The earth is rich and radiant with the microscopic evidence of life.
“Girls are like caterpillars while they live in the world, to be butterflies when the summer comes but in the meantime they are grubs and larvae. Don’t you see -- each with their peculiar propensities, necessities and
structure.”
Flesh. The uncanny presence of the imagined. The eternal return. Cycles of life and death. Nature and culture.
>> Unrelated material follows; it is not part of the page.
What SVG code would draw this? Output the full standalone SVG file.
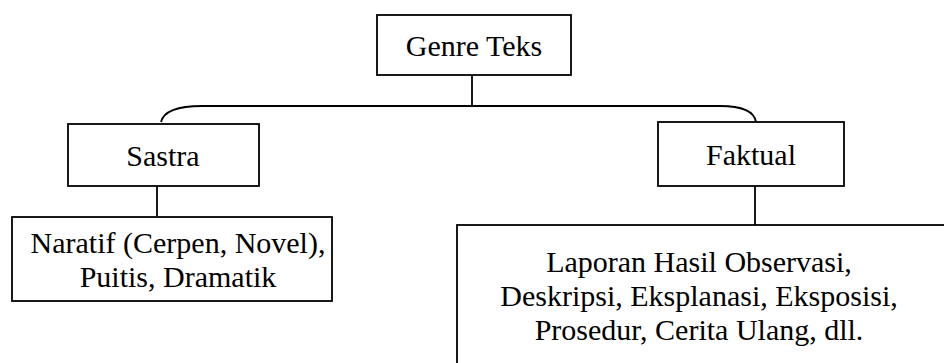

The lived and the imagined.
A spider spins her web.

2.
The moon rises over the house.
The woman is haunted by the memory of the dead man.
He visits her at night.
“Whenever you tell me your story it will be made up of one great true romance.”

TITLE: Desire

Wilted flowers.
Absence.
Flickering lights.
The need to be ruined.
Nightmares.
She sings herself to sleep with a lullaby.
He watches her sleep.


3.
Curtains come alive with the breeze from an open window.
“When I asked who the murderer might be, a voice told me that it wasn't you.”

TITLE: The Sleepwalker
At night, she wanders down a long empty corridor. The lover suddenly appears and looms over her. They embrace. The whimpering and crying turn to moans of passion. She cannot escape her imagination.
“I came to know that the opposite of love is not hate, but indifference, and the only true opposite of fantasy is pain.”
Night clouds gather. Birds cry. The wallpaper is old and discolored.

TITLE: Restless sleep
She dreams the lover into her bed. She caresses his inert body and is comforted by his coldness.
Mechanical wind-up toys.
Creaking door.
Rotting fruit.
Sobbing.
Shapes shift in the dark.

4.
The lover is indistinguishable from a shadow, a branch creaking against the side of the house, a candle snuffed out by the wind.
“At this moment, because I'm perverse, I'm telling myself: without you I'm lost. And as soon as I need you, I imagine your absence.”

TITLE: Transmission
His shadow at the window is alert and knowing.
“What goes from one person to another when we laugh or make love? Something lost in the instant, over as soon as it happens.”
“In these mysterious moods I did not like my lover. I experienced a strange tumultuous excitement that was pleasurable, ever and anon, mingled with a vague sense of fear and disgust.”

TITLE: The Double
She holds a knife, poised and ready to strike.
Cracked mirror.
Yearning.
Ice forms on the surface of a pond.
Cruelty.
The wound.
Electricity.
The lover’s body lies bloody on the floor.

5.
The neighbor comes by and reads outloud a passage from an old book while stroking her hair.
“…Must the diviner part of mankind be kept in chains by the other? Ah, break those bonds; Nature wills it. Have no other curb than your tastes, no other laws than those of your own desires,
no more morality than that of Nature
herself.
…Languish no more under those barbarous prejudices that wither your charms and imprison the divine impulses of your heart …”

6.
Weak voices off in the distance whimper and murmur.

TITLE: Betrayal
She embraces him, raises the knife and plunges it deep into the
shadow.
“I felt you most powerfully at the moment of your departure. The proof that you were real was that when the time came, you simply weren’t there for me.
I secretly always knew that you would escape me in the end, so I tried to make your betrayal mine.”